Mudah saja kita melihat pola kerja untuk membangun pesan moral dan inspiratif dari tokoh Habibie. Dipertemukan dengan beragam kesulitan dan problema, terjatuh, terpuruk, lalu diangkat di akhir. Agak kontradiktif kemudian tatkala dibawakan dengan tempo melodramatik yang mencecar di Rudy Habibie. Niatnya ingin memaparkan bahwa yang namanya perjuangan itu tidaklah mudah, dan mesti melalui banyak rintangan. Namun, film ini menyuguhkannya lewat pendekatan konflik yang begitu instan. Seakan begitu cepat dan mudah seseorang terjatuh lalu 10 menit berikutnya bangkit lagi, lalu jatuh lagi, bangkit lagi, dan seterusnya.
ADVERTISEMENTS
Untungnya, Reza Rahadian adalah Reza Rahadian.
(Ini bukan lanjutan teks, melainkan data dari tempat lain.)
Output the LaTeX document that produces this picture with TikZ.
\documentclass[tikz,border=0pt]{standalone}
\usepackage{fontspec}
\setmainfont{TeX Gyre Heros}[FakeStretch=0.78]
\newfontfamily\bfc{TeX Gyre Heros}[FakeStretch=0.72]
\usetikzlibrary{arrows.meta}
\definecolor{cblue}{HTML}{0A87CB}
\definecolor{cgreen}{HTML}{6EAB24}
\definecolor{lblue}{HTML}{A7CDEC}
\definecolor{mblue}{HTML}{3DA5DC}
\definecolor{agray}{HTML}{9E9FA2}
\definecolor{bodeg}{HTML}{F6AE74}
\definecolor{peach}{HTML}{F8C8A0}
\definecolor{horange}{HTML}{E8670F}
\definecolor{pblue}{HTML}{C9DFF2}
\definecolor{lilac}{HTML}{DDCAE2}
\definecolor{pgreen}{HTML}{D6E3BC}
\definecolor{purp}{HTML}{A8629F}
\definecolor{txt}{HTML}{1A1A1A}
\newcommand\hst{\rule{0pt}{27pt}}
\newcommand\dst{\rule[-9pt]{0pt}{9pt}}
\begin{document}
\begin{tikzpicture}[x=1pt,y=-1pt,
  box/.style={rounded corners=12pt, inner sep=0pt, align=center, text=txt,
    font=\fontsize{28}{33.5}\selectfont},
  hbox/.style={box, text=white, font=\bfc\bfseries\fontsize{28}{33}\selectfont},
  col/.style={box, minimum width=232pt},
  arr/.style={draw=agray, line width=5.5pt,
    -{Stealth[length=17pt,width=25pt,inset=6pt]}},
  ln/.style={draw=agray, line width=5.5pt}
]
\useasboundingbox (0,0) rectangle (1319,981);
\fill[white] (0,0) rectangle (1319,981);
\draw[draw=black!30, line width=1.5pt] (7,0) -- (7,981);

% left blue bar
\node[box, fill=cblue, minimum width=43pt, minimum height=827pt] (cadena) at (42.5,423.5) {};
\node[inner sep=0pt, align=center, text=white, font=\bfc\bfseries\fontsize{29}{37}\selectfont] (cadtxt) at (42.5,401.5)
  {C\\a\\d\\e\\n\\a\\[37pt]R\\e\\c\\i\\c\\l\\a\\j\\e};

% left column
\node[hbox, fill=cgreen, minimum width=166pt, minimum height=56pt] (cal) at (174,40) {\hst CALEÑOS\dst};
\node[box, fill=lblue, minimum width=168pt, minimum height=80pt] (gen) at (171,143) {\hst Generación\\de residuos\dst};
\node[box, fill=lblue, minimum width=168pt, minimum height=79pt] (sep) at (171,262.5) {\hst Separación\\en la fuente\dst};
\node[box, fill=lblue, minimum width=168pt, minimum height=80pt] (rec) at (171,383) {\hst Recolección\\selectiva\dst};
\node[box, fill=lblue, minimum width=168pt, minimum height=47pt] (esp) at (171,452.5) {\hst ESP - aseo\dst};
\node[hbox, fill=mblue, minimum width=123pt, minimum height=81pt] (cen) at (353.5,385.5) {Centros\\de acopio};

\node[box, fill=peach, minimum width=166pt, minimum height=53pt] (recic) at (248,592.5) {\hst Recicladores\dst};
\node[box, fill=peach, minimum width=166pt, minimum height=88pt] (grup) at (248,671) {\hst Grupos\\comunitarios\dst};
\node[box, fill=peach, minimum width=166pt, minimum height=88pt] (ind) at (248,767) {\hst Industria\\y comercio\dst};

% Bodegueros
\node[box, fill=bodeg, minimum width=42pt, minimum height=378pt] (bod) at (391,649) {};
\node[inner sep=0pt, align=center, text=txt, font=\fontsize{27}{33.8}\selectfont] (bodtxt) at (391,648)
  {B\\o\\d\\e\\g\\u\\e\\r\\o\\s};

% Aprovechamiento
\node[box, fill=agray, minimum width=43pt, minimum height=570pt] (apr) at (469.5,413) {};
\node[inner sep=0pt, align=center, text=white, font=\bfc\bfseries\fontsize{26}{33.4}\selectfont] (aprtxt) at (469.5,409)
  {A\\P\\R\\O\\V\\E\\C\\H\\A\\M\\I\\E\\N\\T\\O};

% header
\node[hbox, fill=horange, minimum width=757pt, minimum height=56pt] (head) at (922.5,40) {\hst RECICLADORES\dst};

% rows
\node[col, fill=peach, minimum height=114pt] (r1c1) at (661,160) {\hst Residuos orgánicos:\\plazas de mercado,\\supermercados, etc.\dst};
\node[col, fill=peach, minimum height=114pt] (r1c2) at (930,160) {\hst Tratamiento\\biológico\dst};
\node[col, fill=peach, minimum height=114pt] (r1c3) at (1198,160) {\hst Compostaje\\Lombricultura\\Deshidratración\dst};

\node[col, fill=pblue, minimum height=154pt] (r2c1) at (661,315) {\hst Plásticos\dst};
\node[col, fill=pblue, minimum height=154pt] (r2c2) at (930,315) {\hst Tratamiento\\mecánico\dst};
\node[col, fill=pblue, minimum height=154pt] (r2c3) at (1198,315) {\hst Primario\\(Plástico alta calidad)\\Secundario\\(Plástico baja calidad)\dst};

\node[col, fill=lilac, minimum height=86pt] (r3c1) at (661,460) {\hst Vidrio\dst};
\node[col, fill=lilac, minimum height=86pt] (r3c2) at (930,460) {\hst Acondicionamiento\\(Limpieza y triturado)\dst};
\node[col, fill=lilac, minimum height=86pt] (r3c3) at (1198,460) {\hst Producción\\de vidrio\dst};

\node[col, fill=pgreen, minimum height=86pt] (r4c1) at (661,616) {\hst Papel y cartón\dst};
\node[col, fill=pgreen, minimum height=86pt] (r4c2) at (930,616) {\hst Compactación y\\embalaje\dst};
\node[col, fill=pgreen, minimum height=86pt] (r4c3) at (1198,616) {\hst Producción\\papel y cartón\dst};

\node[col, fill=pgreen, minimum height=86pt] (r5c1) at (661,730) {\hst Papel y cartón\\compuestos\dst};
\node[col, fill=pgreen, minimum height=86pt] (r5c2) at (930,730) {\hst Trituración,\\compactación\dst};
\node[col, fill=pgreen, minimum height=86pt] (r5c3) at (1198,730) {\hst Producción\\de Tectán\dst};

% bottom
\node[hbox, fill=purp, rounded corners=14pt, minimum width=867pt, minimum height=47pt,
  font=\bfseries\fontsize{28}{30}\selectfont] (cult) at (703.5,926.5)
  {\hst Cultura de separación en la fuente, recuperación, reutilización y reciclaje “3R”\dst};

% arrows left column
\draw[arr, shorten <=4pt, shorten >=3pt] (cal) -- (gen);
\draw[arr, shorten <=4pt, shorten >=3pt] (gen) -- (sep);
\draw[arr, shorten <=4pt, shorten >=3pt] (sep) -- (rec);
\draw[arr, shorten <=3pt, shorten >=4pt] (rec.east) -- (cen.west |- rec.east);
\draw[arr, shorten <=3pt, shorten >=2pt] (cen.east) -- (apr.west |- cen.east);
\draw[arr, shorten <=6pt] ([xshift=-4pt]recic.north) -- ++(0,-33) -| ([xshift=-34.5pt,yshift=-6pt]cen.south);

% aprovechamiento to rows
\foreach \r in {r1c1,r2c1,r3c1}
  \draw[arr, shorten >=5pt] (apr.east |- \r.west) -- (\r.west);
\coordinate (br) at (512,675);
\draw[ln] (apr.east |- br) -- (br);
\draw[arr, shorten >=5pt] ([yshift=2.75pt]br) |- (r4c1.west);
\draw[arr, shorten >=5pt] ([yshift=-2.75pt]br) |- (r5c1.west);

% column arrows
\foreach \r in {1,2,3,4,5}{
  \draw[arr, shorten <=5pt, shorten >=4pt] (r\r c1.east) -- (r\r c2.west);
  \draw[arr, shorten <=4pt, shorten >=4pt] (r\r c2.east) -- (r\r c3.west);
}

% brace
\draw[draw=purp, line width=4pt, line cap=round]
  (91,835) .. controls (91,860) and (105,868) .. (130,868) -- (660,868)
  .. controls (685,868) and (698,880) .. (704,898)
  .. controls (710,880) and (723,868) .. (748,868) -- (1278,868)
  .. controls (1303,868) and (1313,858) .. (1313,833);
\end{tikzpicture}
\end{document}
Aktingnya tetap kelas satu.
Portofolio Reza Rahadian tak lagi terbantahkan. Ia telah berperan jadi siapa saja, dan tetap gemilang. Namun, mungkin tak ada peran yang lebih berkesan di hati khalayak Indonesia dibanding perannya sebagai Habibie. Dari awal kemunculannya, perhatian kita sudah tercuri. Gestur jalannya, gerak bibirnya, dan logat bicara yang cepat itu terhitung otentik. Kita mungkin akan tetap terkesima terlepas apakah itu sejatinya mirip dengan Habibie asli maupun tidak.
Jika Anda tengah butuh motivator dan pencerahan hidup via film yang berdedikasi menyuapi pesan moral dan inspirasi, ya tontonlah Rudy Habibie. Tapi sejatinya hampir tak ada beda dengan membaca buku-buku praktis semacam 1 Menit Jadi Milyader atau 1000 Cara Ampuh Masuk Surga. Karena sungguh, dunia tempat kalian berpijak tidak semudah film ini untuk dipahami.
Yah, anggap aja seperti belajar PPKN bersama guru yang ganteng!